Can physiographic regions substitute for genetically-determined conservation units? A case study with the threatened plant, Silene spaldingii

Protecting genetic diversity throughout the range of a species is important for conservation, as doing so provides for long-term evolutionary potential and persistence under a changing environment. Conservation of diversity at the intraspecific level requires identification of all genetically distinct population segments within species; i.e., conservation units (CUs). Silene spaldingii occurs in grasslands of the Columbia Plateau region of western North America and is listed as threatened under the Federal Endangered Species Act. The recovery plan identified five physiographic regions across the range of the species to use as surrogates for genetic CUs. We collected leaf samples from an average of 26 plants from each of 19 of the largest populations across all five physiographic regions and used variable microsatellite and chloroplast DNA markers to determine how genetic variation is distributed across the range of the species and how well physiographic regions reflect population structure within this species. Results of several multivariate analyses clustered our samples into four genetic groups which did not correspond well with the physiographic regions. We observed little genetic differentiation among populations in the main range of the species which encompasses nearly all of four contiguous physiographic regions. However, three other distinct genetic groups were identified: two in the disjunct northeast corner and one at the southeast edge of the main range. Modification of the CUs to reflect the genetic groups rather than the physiographic regions would result in CUs which better reflect historical patterns of population structure. Moreover, use of the genetic units to inform translocation and genetic rescue efforts could improve our ability to mimic natural patterns of gene flow. Our results suggest that physiographic regions may not always be an accurate reflection of population structure for threatened or endangered species.
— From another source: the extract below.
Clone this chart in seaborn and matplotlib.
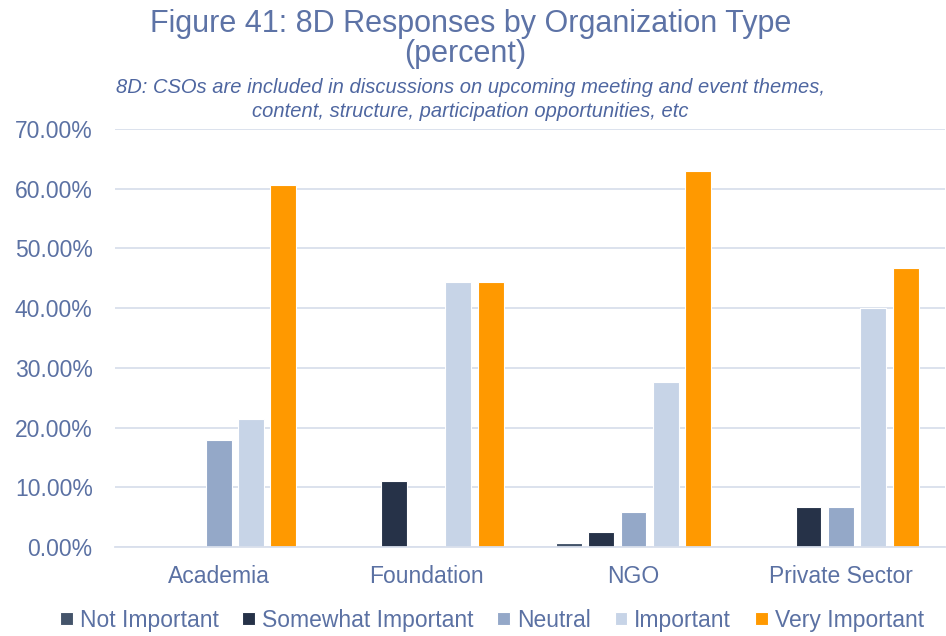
import matplotlib
matplotlib.use("Agg")
import matplotlib.pyplot as plt
import seaborn as sns
import pandas as pd
from matplotlib.ticker import PercentFormatter, MultipleLocator

# Survey results: share of responses per organization type
org_types = ["Academia", "Foundation", "NGO", "Private Sector"]
responses = ["Not Important", "Somewhat Important", "Neutral", "Important", "Very Important"]

not_important = [0.0, 0.0, 0.68, 0.0]
somewhat_important = [0.0, 11.11, 2.45, 6.67]
neutral = [17.86, 0.0, 5.80, 6.67]
important = [21.43, 44.44, 27.60, 40.00]
very_important = [60.71, 44.44, 63.00, 46.67]

colors = ["#44546A", "#263248", "#94A8C8", "#C7D4E7", "#FF9900"]

series = [not_important, somewhat_important, neutral, important, very_important]
rows = []
for resp, vals in zip(responses, series):
    for org, v in zip(org_types, vals):
        rows.append({"Organization": org, "Response": resp, "Percent": v})
df = pd.DataFrame(rows)

text_color = "#5B71A3"
grid_color = "#D9DFEC"

sns.set_theme(style="white")
plt.rcParams["font.family"] = ["Liberation Sans", "DejaVu Sans"]

fig = plt.figure(figsize=(9.46, 6.36), dpi=100)
ax = fig.add_axes([0.1215, 0.14, 0.877, 0.657])

sns.barplot(
    data=df, x="Organization", y="Percent", hue="Response",
    order=org_types, hue_order=responses,
    palette=dict(zip(responses, colors)), saturation=1,
    width=0.78, gap=0.2, edgecolor="white", linewidth=0.8,
    ax=ax, legend=True,
)

ax.set_ylim(0, 70)
ax.set_xlim(-0.5, 3.5)
ax.yaxis.set_major_locator(MultipleLocator(10))
ax.yaxis.set_major_formatter(PercentFormatter(decimals=2))
ax.grid(axis="y", color=grid_color, linewidth=1.3)
ax.set_axisbelow(True)
for side in ["top", "right", "left"]:
    ax.spines[side].set_visible(False)
ax.spines["bottom"].set_color(grid_color)
ax.spines["bottom"].set_linewidth(1.3)

ax.set_xlabel("")
ax.set_ylabel("")
ax.tick_params(axis="both", length=0, colors=text_color, labelsize=16.5)
ax.tick_params(axis="y", pad=16)
ax.tick_params(axis="x", pad=13)
for lbl in ax.get_xticklabels() + ax.get_yticklabels():
    lbl.set_color(text_color)

handles, labels = ax.get_legend_handles_labels()
ax.get_legend().remove()
fig.legend(
    handles, labels, loc="center", bbox_to_anchor=(0.52, 0.025),
    ncol=5, frameon=False, fontsize=16.5, labelcolor=text_color,
    handlelength=0.55, handleheight=0.55, handletextpad=0.3, columnspacing=1.05,
)

fig.text(0.497, 0.962, "Figure 41: 8D Responses by Organization Type",
         ha="center", va="center", fontsize=22, color="#5D73A6")
fig.text(0.492, 0.915, "(percent)",
         ha="center", va="center", fontsize=22, color="#5D73A6")
fig.text(0.497, 0.862, "8D: CSOs are included in discussions on upcoming meeting and event themes,",
         ha="center", va="center", fontsize=14.5, style="italic", color="#4E66A0")
fig.text(0.497, 0.825, "content, structure, participation opportunities, etc",
         ha="center", va="center", fontsize=14.5, style="italic", color="#4E66A0")

fig.savefig("out.png", dpi=100, facecolor="white")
在物种的整个分布范围内保护遗传多样性，对于生物保护工作而言至关重要：此举可为物种在持续变化的环境中提供长期的演化潜力与存续能力。种内多样性保护需识别物种内所有具有遗传分化的种群单元，即保护单元（Conservation Units, CUs）。斯帕尔登蝇子草（Silene spaldingii）分布于北美西部哥伦比亚高原地区的草原生境中，被列入《联邦濒危物种法》的受威胁物种名录。该物种的恢复计划将其分布区划分为5个地貌区域，以作为遗传保护单元的替代划分依据。我们从覆盖全部5个地貌区域的19个最大种群中，每个种群平均采集26株植株的叶片样本；并采用多态性微卫星（microsatellite）标记与叶绿体DNA（chloroplast DNA）标记，以解析该物种的遗传变异在其分布范围内的分布格局，以及地貌区域对该物种种群结构的反映程度。多项多元分析结果显示，我们的样本被聚为4个遗传类群，但这些类群与地貌区域的对应性较差。在覆盖近4个毗邻地貌区域的该物种主要分布区内，种群间几乎未出现遗传分化。但研究还识别出另外3个独立的遗传类群：2个位于主要分布区的间断东北部区域，1个位于主要分布区的东南部边缘地带。若调整保护单元的划分标准，使其匹配遗传类群而非地貌区域，则新的保护单元将更能反映种群结构的历史格局。此外，以遗传类群为依据指导种群移植与遗传拯救工作，可提升我们模拟自然基因流模式的能力。本研究结果表明，对于受威胁或濒危物种而言，地貌区域未必总能准确反映其种群结构。